Plastic pollution poses serious threat to marine life

KARACHI: How polluted our sea has become was indicated on Thursday when fishermen at sea around 270km south of Karachi caught a flat needlefish stuck in the handle of a plastic cup in their catch, the World Wide Fund for Nature-Pakistan (WWF-P) reported.

According to the organisation, fisherman Momin Khan took the fish on board with the aim to release it back into the water, but it died when he attempted to do so.

“Continued dumping of plastic products in the terrestrial and marine environment has become a serious threat to animals and plants inhabiting coastal and offshore waters of Pakistan. There is a dire need for efforts to control this pollution,” said Mohammed Moazzam Khan, technical adviser on marine fisheries at WWF-P.

Plastic pollution, he pointed out, was also contributed through flotsam (debris not deliberately thrown overboard) and jetsam (debris thrown overboard by a crew of ship in distress) generated from ships, including fishing vessels operating in the sea.

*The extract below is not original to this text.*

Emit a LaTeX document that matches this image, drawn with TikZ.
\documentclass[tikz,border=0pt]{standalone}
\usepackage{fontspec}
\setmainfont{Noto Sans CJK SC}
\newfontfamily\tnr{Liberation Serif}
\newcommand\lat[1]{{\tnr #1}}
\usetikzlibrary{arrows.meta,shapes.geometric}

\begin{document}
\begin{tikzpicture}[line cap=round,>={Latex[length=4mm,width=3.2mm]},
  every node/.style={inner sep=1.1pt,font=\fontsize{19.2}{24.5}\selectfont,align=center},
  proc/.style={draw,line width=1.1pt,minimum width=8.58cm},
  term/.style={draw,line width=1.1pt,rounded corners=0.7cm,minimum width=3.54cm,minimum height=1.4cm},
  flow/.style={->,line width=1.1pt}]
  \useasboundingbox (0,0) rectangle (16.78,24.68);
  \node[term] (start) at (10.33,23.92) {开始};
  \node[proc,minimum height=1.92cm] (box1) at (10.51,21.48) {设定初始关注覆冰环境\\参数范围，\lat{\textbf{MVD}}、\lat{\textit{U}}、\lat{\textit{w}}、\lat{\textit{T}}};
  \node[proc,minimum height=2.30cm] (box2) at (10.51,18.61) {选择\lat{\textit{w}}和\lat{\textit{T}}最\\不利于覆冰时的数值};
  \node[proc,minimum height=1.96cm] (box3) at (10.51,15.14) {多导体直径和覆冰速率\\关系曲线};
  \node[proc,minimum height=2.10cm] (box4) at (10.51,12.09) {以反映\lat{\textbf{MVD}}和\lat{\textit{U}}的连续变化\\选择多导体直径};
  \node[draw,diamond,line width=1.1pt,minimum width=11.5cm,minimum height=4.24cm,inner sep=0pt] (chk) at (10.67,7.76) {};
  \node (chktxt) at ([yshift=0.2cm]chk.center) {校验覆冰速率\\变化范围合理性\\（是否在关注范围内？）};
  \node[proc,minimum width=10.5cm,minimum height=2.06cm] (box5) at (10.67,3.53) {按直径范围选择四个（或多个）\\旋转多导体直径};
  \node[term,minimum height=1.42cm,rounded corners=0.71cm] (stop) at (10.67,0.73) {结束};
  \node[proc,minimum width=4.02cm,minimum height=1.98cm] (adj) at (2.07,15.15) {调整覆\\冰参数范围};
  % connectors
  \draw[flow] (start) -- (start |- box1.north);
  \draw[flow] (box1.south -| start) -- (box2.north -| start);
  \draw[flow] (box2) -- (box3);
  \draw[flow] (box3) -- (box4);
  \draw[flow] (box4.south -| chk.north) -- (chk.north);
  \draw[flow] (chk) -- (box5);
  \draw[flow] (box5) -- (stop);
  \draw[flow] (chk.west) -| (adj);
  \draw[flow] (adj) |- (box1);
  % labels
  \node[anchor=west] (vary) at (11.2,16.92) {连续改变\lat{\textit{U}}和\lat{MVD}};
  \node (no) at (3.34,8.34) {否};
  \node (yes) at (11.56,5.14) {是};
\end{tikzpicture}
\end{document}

“Floating plastic is mistaken as food and many animals get entangled or stuck in such stuff with serious, often deadly consequences. High concentrations of plastic material, particularly plastic bags, restrict breathing of marine species, such as whales, dolphins, seals, seabirds, and turtles,” he said.

It had been reported that globally one out of three marine mammals were found entangled in plastic litter, he added.

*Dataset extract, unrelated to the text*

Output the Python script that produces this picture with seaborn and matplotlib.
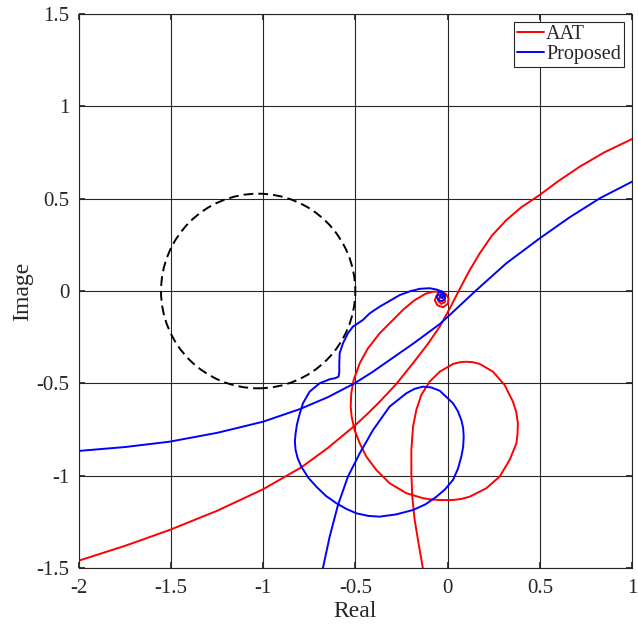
import numpy as np
import pandas as pd
import matplotlib.pyplot as plt
import matplotlib.patches as mpatches
import seaborn as sns

sns.set_theme(style='white')
plt.rcParams['font.family'] = ['Liberation Serif', 'DejaVu Serif']

# --- Curves (Real, Image) ---
aat_main_x = [1.0, 0.85, 0.716, 0.60, 0.499, 0.40, 0.318, 0.24, 0.174, 0.115, 0.065, 0.01,
              -0.043, -0.11, -0.188, -0.28, -0.369, -0.44, -0.505, -0.65, -0.794, -1.002,
              -1.25, -1.508, -1.75, -2.0]
aat_main_y = [0.823, 0.751, 0.673, 0.595, 0.52, 0.454, 0.384, 0.30, 0.204, 0.105, 0.01, -0.097,
              -0.193, -0.29, -0.391, -0.505, -0.60, -0.67, -0.73, -0.85, -0.955, -1.074,
              -1.19, -1.294, -1.38, -1.46]

aat_loop_x = [-0.134, -0.161, -0.179, -0.192, -0.197, -0.197, -0.188, -0.170, -0.143, -0.098,
              -0.043, 0.029, 0.065, 0.101, 0.138, 0.174, 0.246, 0.309, 0.354, 0.372, 0.381,
              0.379, 0.373, 0.336, 0.282, 0.210, 0.119, 0.075, 0.029, -0.043, -0.09, -0.134,
              -0.224, -0.315, -0.387, -0.441, -0.477, -0.505, -0.521, -0.526, -0.523, -0.510,
              -0.477, -0.432, -0.369, -0.297, -0.24, -0.18, -0.12, -0.08, -0.04, -0.01, 0.005,
              0.0, -0.025, -0.055, -0.07, -0.06, -0.035, -0.015, -0.015, -0.035, -0.05, -0.045,
              -0.03]
aat_loop_y = [-1.505, -1.348, -1.240, -1.114, -0.987, -0.861, -0.735, -0.644, -0.563, -0.491,
              -0.437, -0.395, -0.386, -0.383, -0.386, -0.395, -0.437, -0.509, -0.599, -0.655,
              -0.716, -0.772, -0.825, -0.915, -1.005, -1.068, -1.114, -1.126, -1.132, -1.132,
              -1.129, -1.122, -1.095, -1.041, -0.969, -0.897, -0.825, -0.753, -0.680, -0.626,
              -0.554, -0.482, -0.391, -0.310, -0.229, -0.157, -0.10, -0.05, -0.015, -0.004,
              -0.003, -0.015, -0.04, -0.07, -0.088, -0.078, -0.05, -0.025, -0.018, -0.035,
              -0.06, -0.07, -0.055, -0.035, -0.035]

prop_main_x = [1.0, 0.825, 0.66, 0.499, 0.318, 0.156, 0.011, -0.043, -0.18, -0.315, -0.41,
               -0.505, -0.65, -0.803, -1.002, -1.25, -1.508, -1.75, -2.0]
prop_main_y = [0.592, 0.502, 0.398, 0.285, 0.15, 0.005, -0.13, -0.179, -0.28, -0.374, -0.44,
               -0.5, -0.575, -0.64, -0.708, -0.768, -0.816, -0.845, -0.866]

prop_loop_x = [-0.677, -0.640, -0.595, -0.541, -0.477, -0.405, -0.315, -0.224, -0.18, -0.134,
               -0.09, -0.043, 0.029, 0.055, 0.074, 0.084, 0.087, 0.084, 0.074, 0.056, 0.029,
               -0.015, -0.061, -0.12, -0.188, -0.28, -0.369, -0.43, -0.495, -0.55, -0.604,
               -0.66, -0.712, -0.757, -0.794, -0.814, -0.825, -0.829, -0.825, -0.818, -0.807,
               -0.785, -0.749, -0.695, -0.640, -0.610, -0.592, -0.588, -0.588, -0.586, -0.568,
               -0.541, -0.514, -0.460, -0.423, -0.369, -0.30, -0.26, -0.20, -0.15, -0.098,
               -0.06, -0.03, -0.015, -0.015, -0.03, -0.05, -0.06, -0.05, -0.03, -0.022, -0.03,
               -0.042, -0.038]
prop_loop_y = [-1.502, -1.330, -1.159, -1.005, -0.879, -0.753, -0.626, -0.554, -0.53, -0.518,
               -0.522, -0.540, -0.608, -0.65, -0.698, -0.742, -0.789, -0.845, -0.897, -0.962,
               -1.023, -1.075, -1.114, -1.155, -1.186, -1.21, -1.222, -1.218, -1.204, -1.18,
               -1.149, -1.11, -1.060, -1.01, -0.951, -0.905, -0.861, -0.816, -0.771, -0.725,
               -0.680, -0.608, -0.545, -0.500, -0.478, -0.472, -0.464, -0.44, -0.40, -0.337,
               -0.283, -0.229, -0.193, -0.157, -0.121, -0.085, -0.045, -0.022, 0.0, 0.012,
               0.015, 0.008, -0.003, -0.02, -0.04, -0.055, -0.05, -0.03, -0.008, -0.008,
               -0.025, -0.038, -0.03, -0.02]

circle_center = (-1.028, 0.0)
circle_radius = 0.527

x_ticks = [-2, -1.5, -1, -0.5, 0, 0.5, 1]
y_ticks = [-1.5, -1, -0.5, 0, 0.5, 1, 1.5]

fig = plt.figure(figsize=(6.38, 6.32), dpi=100)
ax = fig.add_axes([0.1238, 0.1013, 0.8668, 0.8765])

ax.grid(True, color='#262626', linewidth=0.8)
ax.set_axisbelow(True)

lw = 1.4
segments = [
    ('AAT', 'red', aat_main_x, aat_main_y),
    ('_nolegend_', 'red', aat_loop_x, aat_loop_y),
    ('Proposed', 'blue', prop_main_x, prop_main_y),
    ('_nolegend_', 'blue', prop_loop_x, prop_loop_y),
]
for label, color, xs, ys in segments:
    df = pd.DataFrame({'Real': xs, 'Image': ys})
    sns.lineplot(data=df, x='Real', y='Image', sort=False, estimator=None,
                 color=color, linewidth=lw, label=label, ax=ax, legend=False,
                 solid_joinstyle='round', solid_capstyle='round')

circ = mpatches.Circle(circle_center, circle_radius, fill=False, edgecolor='black',
                       linestyle=(0, (5, 2.6)), linewidth=lw)
ax.add_patch(circ)

ax.set_xlim(-2, 1)
ax.set_ylim(-1.5, 1.5)
ax.set_xticks(x_ticks)
ax.set_yticks(y_ticks)
fmt = lambda v: ('%g' % v)
ax.set_xticklabels([fmt(v) for v in x_ticks])
ax.set_yticklabels([fmt(v) for v in y_ticks])
ax.tick_params(direction='in', length=4, labelsize=15, colors='#262626',
               top=True, right=True, bottom=True, left=True)
ax.tick_params(axis='x', pad=8)
ax.tick_params(axis='y', pad=7)
for s in ax.spines.values():
    s.set_color('#262626')
    s.set_linewidth(0.8)

ax.set_xlabel('Real', fontsize=17, color='#262626', labelpad=2)
ax.set_ylabel('Image', fontsize=17, color='#262626', labelpad=2)

handles = [plt.Line2D([], [], color='red', linewidth=lw),
           plt.Line2D([], [], color='blue', linewidth=lw)]
leg = ax.legend(handles, ['AAT', 'Proposed'], loc='upper right', fontsize=14.5,
                frameon=True, fancybox=False, edgecolor='#262626', framealpha=1,
                handlelength=1.35, handletextpad=0.1, borderpad=0.15, labelspacing=0.05,
                borderaxespad=0.4)
leg.get_frame().set_linewidth(0.8)

plt.savefig('out.png', dpi=100)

Studies initiated by WWF-P show that on beaches such as Clifton, plastic pollution contributes up to 50 per cent of beached garbage. Now, even remote beaches along Pakistan’s coast, including Kund Malir and Gwadar, are littered with plastic, which is affecting marine life, including sea birds along coastal and offshore waters.

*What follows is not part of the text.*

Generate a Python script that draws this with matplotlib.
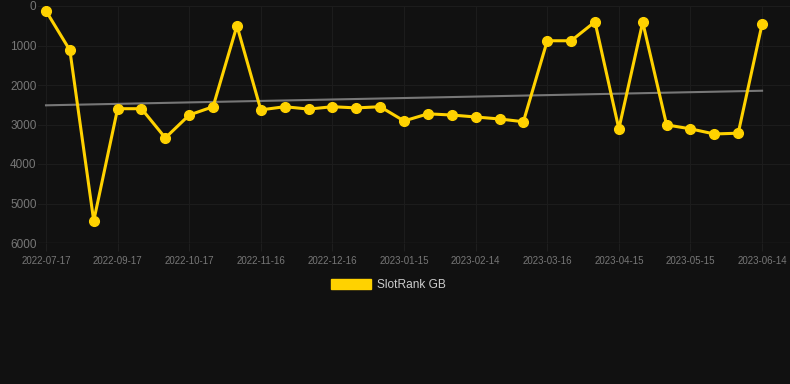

According to some estimates, around 6.4 million tonnes of trash, which mostly contains plastic, is dumped in the world’s oceans every year. Around 90pc of sea birds take in plastic. Fish and other animals are also not spared as they consume microplastic or become entangled in plastic debris.

If plastic bags, bottles, toys and packaging material are not disposed of properly, they reach the sea and damage coastal ecosystems. Plastic waste, which decomposes very slowly, remains floating in the open sea or piles up on beaches.

Senior director programmes at WWF-P Rab Nawaz called upon the local administration to ensure proper waste collection and disposal, especially in the coastal areas like Ibrahim Hyderi.

“There is also a need for creating public awareness of how to ensure minimum use of plastic in daily life and also promote use of recyclable material instead of plastic, a persistent chemical which takes hundreds of years [to decompose].

“Accumulation of plastic in the ecosystem, especially along the coast and in the offshore waters, poses serious threat to marine biodiversity,” he said.